Community-driven selection as a transparency device
Selection remains the crux of credibility for any social programme. To shield PSIPJ from allegations of favouritism, Brazzaville has mandated Community Targeting Committees comprised of neighbourhood leaders, women’s associations and religious authorities. Their task is to validate the vulnerability criteria—dropping out of school, household income below the national poverty line, single-parent responsibility—before any candidate is placed on the final list. Observers from civil-society umbrella group Réseau Paix et Droits confirmed that, as of 9 July, verification sessions were open to the public and radio-broadcast in Lingala and Kituba, a rare gesture of procedural openness.
From civic skills to seed capital: the training-financing nexus
Training modules are sequenced over six months. The first phase addresses civic engagement, conflict management and environmental stewardship, reflecting Brazzaville’s view that entrepreneurship flourishes in stable, cohesive communities. Thereafter, technical sessions focus on bookkeeping, market analysis and digital literacy, after which beneficiaries prepare a business plan under the mentorship of local chambers of commerce. The final incentive is a start-up grant that ranges from 800 to 1,200 US dollars, released in two tranches to encourage milestone compliance. The Ministry insists that no funds will transit through cash, opting instead for mobile-money transfers audited in real time by an external fiduciary agent (International Finance Corporation, 2023).

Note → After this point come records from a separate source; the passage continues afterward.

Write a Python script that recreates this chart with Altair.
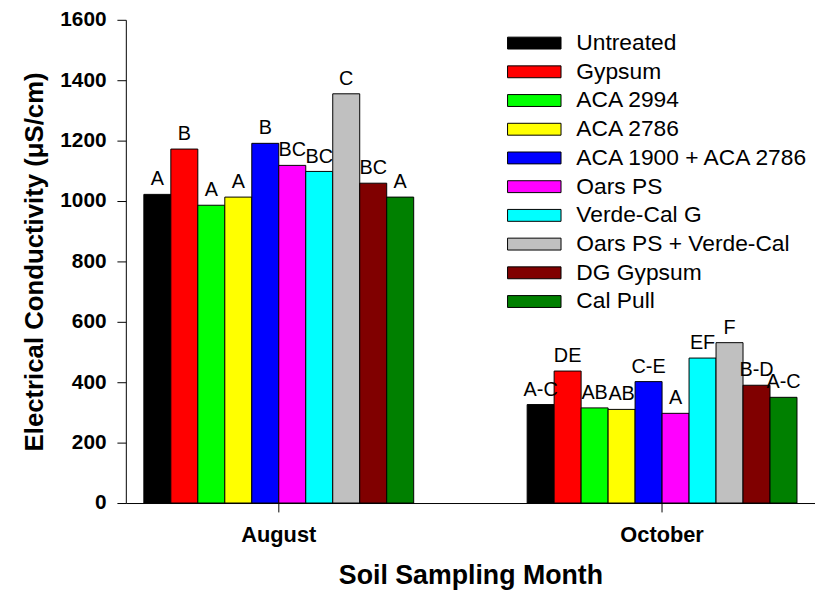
import altair as alt
import pandas as pd

months = ["August", "October"]
treatments = ["Untreated", "Gypsum", "ACA 2994", "ACA 2786", "ACA 1900 + ACA 2786",
              "Oars PS", "Verde-Cal G", "Oars PS + Verde-Cal", "DG Gypsum", "Cal Pull"]
colors = ["#000000", "#FF0000", "#00FF00", "#FFFF00", "#0000FF",
          "#FF00FF", "#00FFFF", "#C0C0C0", "#800000", "#008000"]
august_ec = [1022, 1172, 986, 1013, 1191, 1118, 1098, 1355, 1059, 1013]
october_ec = [326, 437, 315, 310, 402, 297, 480, 531, 390, 350]
august_letters = ["A", "B", "A", "A", "B", "BC", "BC", "C", "BC", "A"]
october_letters = ["A-C", "DE", "AB", "AB", "C-E", "A", "EF", "F", "B-D", "A-C"]

rows = []
for t, v, l in zip(treatments, august_ec, august_letters):
    rows.append({"Month": "August", "Treatment": t, "EC": v, "Letter": l})
for t, v, l in zip(treatments, october_ec, october_letters):
    rows.append({"Month": "October", "Treatment": t, "EC": v, "Letter": l})
df = pd.DataFrame(rows)

FONT = "Liberation Sans"

x_enc = alt.X("Month:N", sort=months,
              scale=alt.Scale(paddingInner=0.296, paddingOuter=0.047),
              axis=alt.Axis(title="Soil Sampling Month", labelAngle=0))
xo_enc = alt.XOffset("Treatment:N", sort=treatments,
                     scale=alt.Scale(paddingInner=0, paddingOuter=0))
y_enc = alt.Y("EC:Q", scale=alt.Scale(domain=[0, 1600], nice=False),
              axis=alt.Axis(title="Electrical Conductivity (μS/cm)", format="d",
                            values=list(range(0, 1601, 200))))

bars = alt.Chart(df).mark_bar(stroke="black", strokeWidth=1).encode(
    x=x_enc, xOffset=xo_enc, y=y_enc,
    color=alt.Color("Treatment:N", sort=treatments,
                    scale=alt.Scale(domain=treatments, range=colors),
                    legend=alt.Legend(
                        title=None, orient="none", legendX=401, legendY=12,
                        symbolType="M-4.5,-1H4.5V1H-4.5Z", symbolSize=144,
                        symbolStrokeColor="black", symbolStrokeWidth=1,
                        labelFont=FONT, labelFontSize=23, labelColor="black",
                        labelOffset=31, rowPadding=5, padding=0,
                        labelLimit=400)),
)

labels = alt.Chart(df).mark_text(baseline="bottom", dy=-5, font=FONT,
                                 fontSize=20, color="black").encode(
    x=x_enc, xOffset=xo_enc, y=y_enc, text="Letter:N")

chart = (bars + labels).properties(
    width=696, height=488,
    autosize=alt.AutoSizeParams(type="none"),
    padding={"left": 119, "top": 9, "right": 0, "bottom": 95},
).configure_view(stroke=None).configure_axis(
    domainColor="black", tickColor="black", grid=False,
    labelFont=FONT, labelFontWeight="bold", labelColor="black",
    titleFont=FONT, titleFontWeight="bold", titleColor="black",
    tickSize=9,
).configure_axisY(
    labelFontSize=21, titleFontSize=26, labelPadding=11, titlePadding=12,
).configure_axisX(
    labelFontSize=22, titleFontSize=27, labelPadding=13, titlePadding=17,
)

chart.save("out.html", embed_options={"renderer": "svg", "actions": False})
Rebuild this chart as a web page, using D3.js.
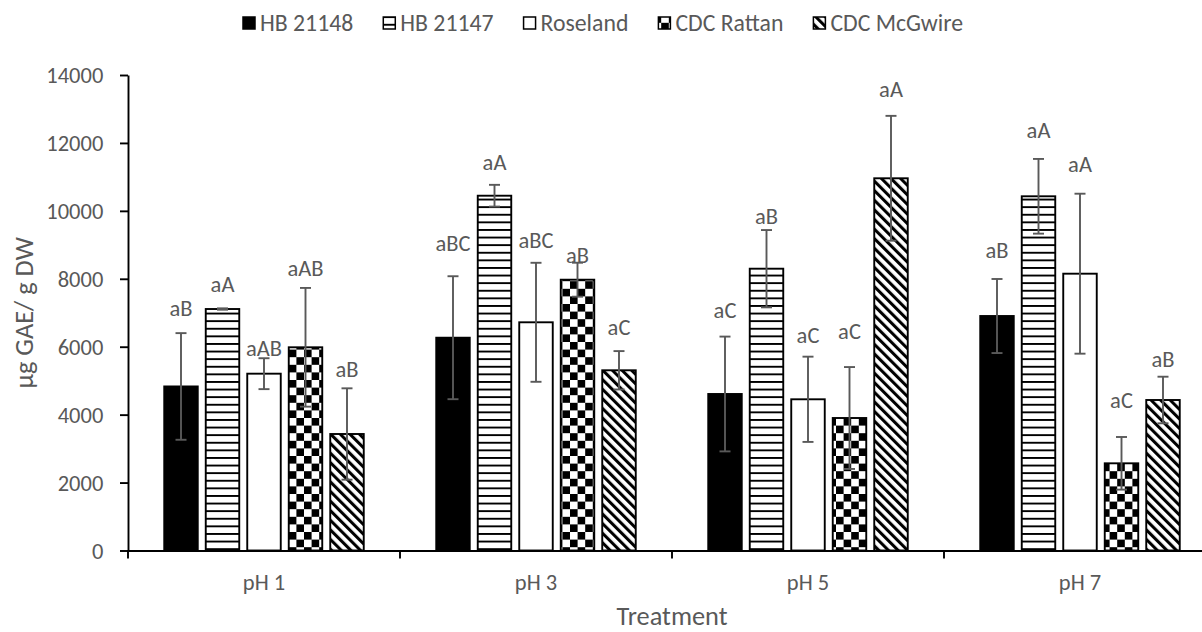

International partnership and national ownership
The World Bank’s portfolio in Congo-Brazzaville has historically concentrated on infrastructure; PSIPJ marks its first large-scale foray into social entrepreneurship. A senior Bank economist described the initiative as a laboratory for adaptive social protection in a hydrocarbon-dependent economy (World Bank, 2024). Yet national ownership remains evident: curriculum design was steered by the Congolese Agency for Employment, and disbursement ceilings were calibrated to match local micro-credit norms. The presidency has publicly framed PSIPJ within the broader Plan national de développement 2022-2026, emphasising its compatibility with the African Union’s Agenda 2063.
Early signals and measured expectations
Sceptics caution that training forty thousand youths is a necessary but insufficient condition for macro-level transformation. Experiences from Ghana’s Youth Employment Agency and Rwanda’s Hanga Umurimo show that sustained mentoring and market linkages are pivotal to survival beyond the first year of operation. Congolese authorities appear attentive to such lessons: an evaluation matrix has been contracted to the University of Marien-Ngouabi, and a digital dashboard will publish completion and repayment rates every quarter. If successful, PSIPJ could serve as a proof-of-concept for scaling similar schemes to the Pool and Likouala regions, areas still grappling with post-conflict reconstruction.
For now, the initiative offers what one European Union diplomat called “a pragmatic bridge between youthful aspiration and the realities of the Congolese marketplace.” Whether that bridge endures the swelling tides of commodity cycles and climate shocks will depend less on the initial cheque and more on the sustained choreography between government agencies, private investors and the resilient ingenuity of Congo’s young entrepreneurs.